Job>
Retype only the lines from the top of the records to the line with "ax = fig.add_axes([L/W, 1", including that line but none of the pictures.

Given records>
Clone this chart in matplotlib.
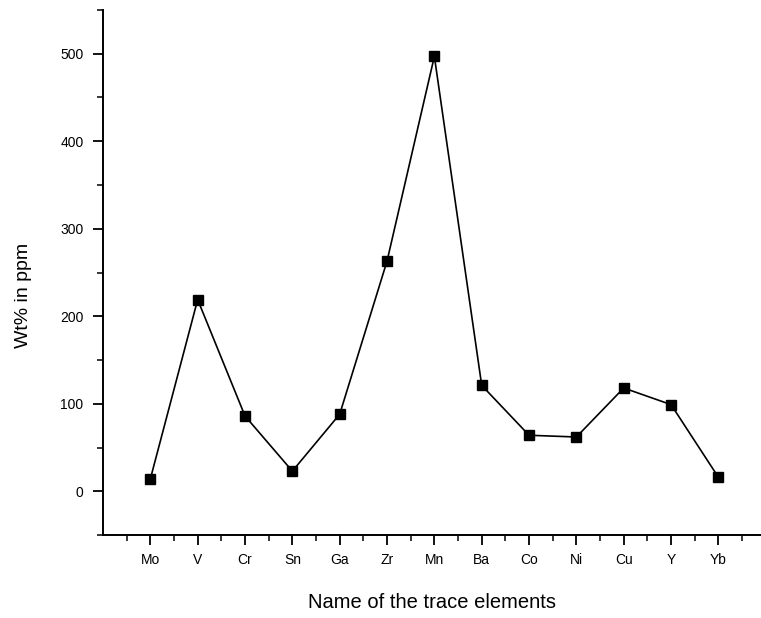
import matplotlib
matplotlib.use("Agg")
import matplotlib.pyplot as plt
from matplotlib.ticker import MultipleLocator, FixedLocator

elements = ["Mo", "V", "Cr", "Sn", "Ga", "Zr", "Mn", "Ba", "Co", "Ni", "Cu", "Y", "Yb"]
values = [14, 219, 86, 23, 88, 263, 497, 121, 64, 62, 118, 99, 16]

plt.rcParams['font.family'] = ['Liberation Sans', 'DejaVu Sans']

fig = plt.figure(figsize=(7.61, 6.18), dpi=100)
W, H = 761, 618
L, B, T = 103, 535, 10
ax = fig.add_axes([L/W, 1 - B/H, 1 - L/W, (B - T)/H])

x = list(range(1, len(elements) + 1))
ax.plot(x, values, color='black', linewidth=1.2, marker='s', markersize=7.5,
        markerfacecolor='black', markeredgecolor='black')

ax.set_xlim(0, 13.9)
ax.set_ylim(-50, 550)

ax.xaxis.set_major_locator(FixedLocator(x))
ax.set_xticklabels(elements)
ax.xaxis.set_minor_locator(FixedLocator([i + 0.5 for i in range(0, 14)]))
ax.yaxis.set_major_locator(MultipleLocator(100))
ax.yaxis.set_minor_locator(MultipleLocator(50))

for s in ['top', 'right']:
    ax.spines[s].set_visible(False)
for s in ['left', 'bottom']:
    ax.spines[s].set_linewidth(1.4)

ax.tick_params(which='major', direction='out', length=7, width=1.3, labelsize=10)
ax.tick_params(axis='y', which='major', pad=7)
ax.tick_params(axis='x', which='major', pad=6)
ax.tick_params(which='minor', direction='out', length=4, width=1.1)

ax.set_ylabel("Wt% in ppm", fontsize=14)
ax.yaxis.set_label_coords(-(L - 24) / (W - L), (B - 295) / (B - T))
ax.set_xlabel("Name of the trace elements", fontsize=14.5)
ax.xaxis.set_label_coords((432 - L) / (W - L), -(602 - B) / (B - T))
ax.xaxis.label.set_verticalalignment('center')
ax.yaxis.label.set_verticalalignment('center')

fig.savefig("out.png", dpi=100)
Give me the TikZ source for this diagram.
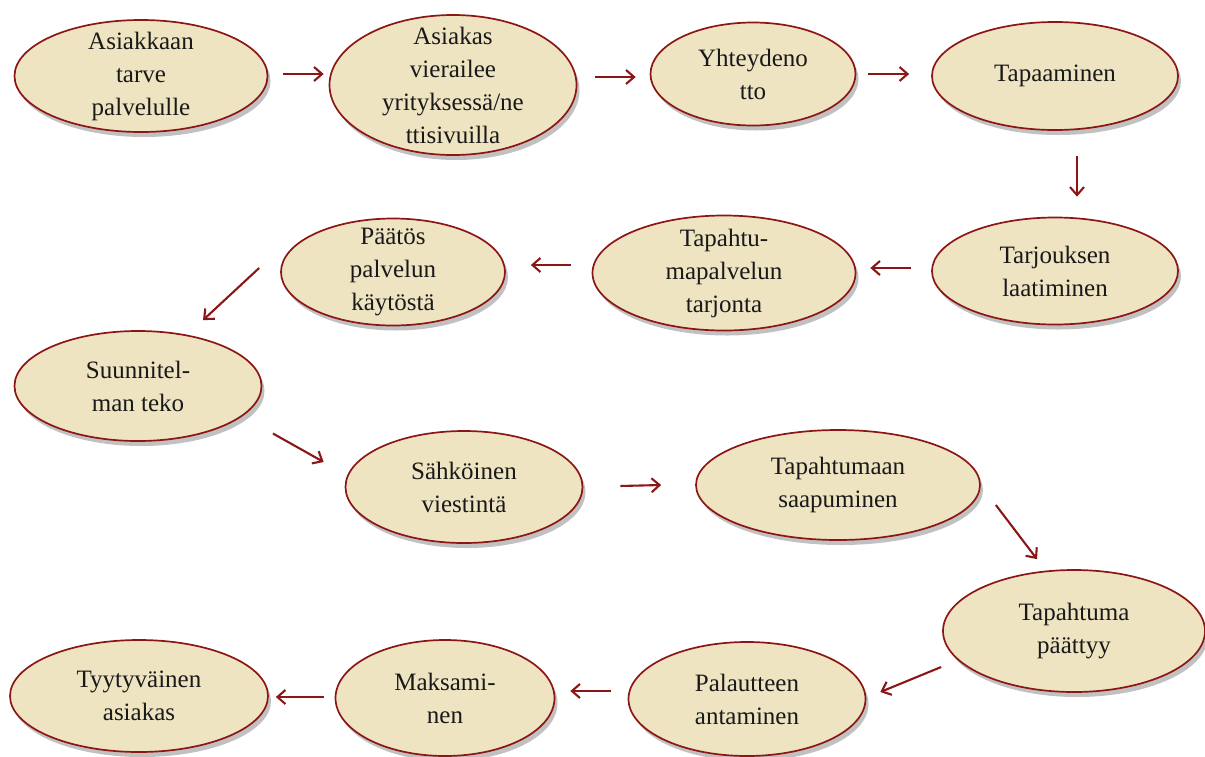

The output>
Clone this chart in matplotlib.
import matplotlib
matplotlib.use("Agg")
import matplotlib.pyplot as plt
from matplotlib.ticker import MultipleLocator, FixedLocator

elements = ["Mo", "V", "Cr", "Sn", "Ga", "Zr", "Mn", "Ba", "Co", "Ni", "Cu", "Y", "Yb"]
values = [14, 219, 86, 23, 88, 263, 497, 121, 64, 62, 118, 99, 16]

plt.rcParams['font.family'] = ['Liberation Sans', 'DejaVu Sans']

fig = plt.figure(figsize=(7.61, 6.18), dpi=100)
W, H = 761, 618
L, B, T = 103, 535, 10
ax = fig.add_axes([L/W, 1 - B/H, 1 - L/W, (B - T)/H])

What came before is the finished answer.